Not only was Stephen an outstanding crystallographer but he also cared deeply about the growing crystallographic community at both national and European level. Stephen became secretary of the Crystallographic Group of the Institute of Physics, and the Chemical Crystallography Group of the Royal Society of Chemistry. He also played a pivotal role in setting up the British Crystallographic Association in 1982, from two committees he had helped form, the European Crystallography Committee (1970) and the United Kingdom Crystallographic Committee (1969).
His crystallographic career (both paid and voluntary) spanned five decades and his contribution to the development of modern crystallography has been enormous. Structures from crystallographers like Stephen have underpinned much of the cutting-edge chemistry that has been carried out over the past 60 years, including the identification of the structure of DNA.
In 1983, having taken early retirement, Stephen enrolled on a new post-graduate course in Local and Regional History. Bringing his scientific mind-set and his talent for painstaking research, his dissertation involved a careful reconstruction of the sixteenth century outbreak of plague in Beeston. He graduated in 1985, aged 60, with his second Masters degree. This despite struggling to obtain a pass in the subject at school and having his first university assignment returned, with the request to rewrite it as a history essay rather than a scientific paper!

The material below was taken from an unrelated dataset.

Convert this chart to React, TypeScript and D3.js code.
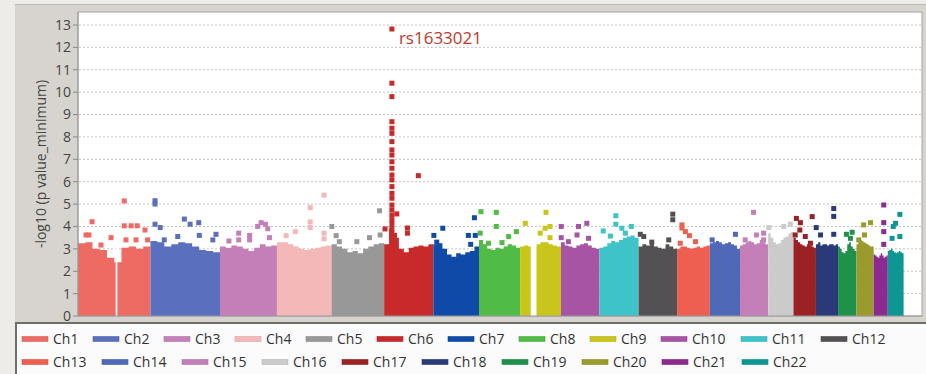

Stephen brought to local history his scientific mind-set and his considerable talent for painstaking research. His M.A. dissertation involved a careful reconstruction of the late sixteenth century outbreak of plague in Beeston. Demographic analysis of this type was still quite new - as indeed were computers - in historical research in the mid-1980s.
Between 1985 and 1990, Stephen worked as Statistical Assistant in the Department of History at Nottingham University. The post involved research, helping colleagues with numerical work and teaching mathematical statistics to history students. After his second retirement aged 65 years, this time from the history department, he continued to help voluntarily with numerical history for several years.
Having become very knowledgeable on every aspect of the local history of Beeston, Stephen was one of the authors of the two historical trails published by the Beeston Civic Society. He continued to research and write up the local history of Beeston in retirement and became involved in the Blue Plaques scheme in the area, helping to award several plaques for places of historical interest and compiling a leaflet with information on them all. He was also much in demand as a popular lecturer on the history of Beeston, taught a WEA class on that subject and led the research efforts when that class became a research group.
Stephen's love of walking and cycling was hindered by his peripheral neuropathy, which he put down to exposure to hazardous chemicals in his early career. With the decrease in physical activities, he took up watercolour painting in his 50s. He continued to paint and pursue research (particularly local history), publishing his last historical article in late 2018 and producing his last painting for his beloved wife of nearly 65 years, Marion, just days before he died.
Stephen had a thirst for new, intellectual and technological experiences, a breadth of interests, a desire to extend his skills and to be as helpful as possible to others, and an interest in problem-solving. He is survived by his wife, their four children and six grandchildren.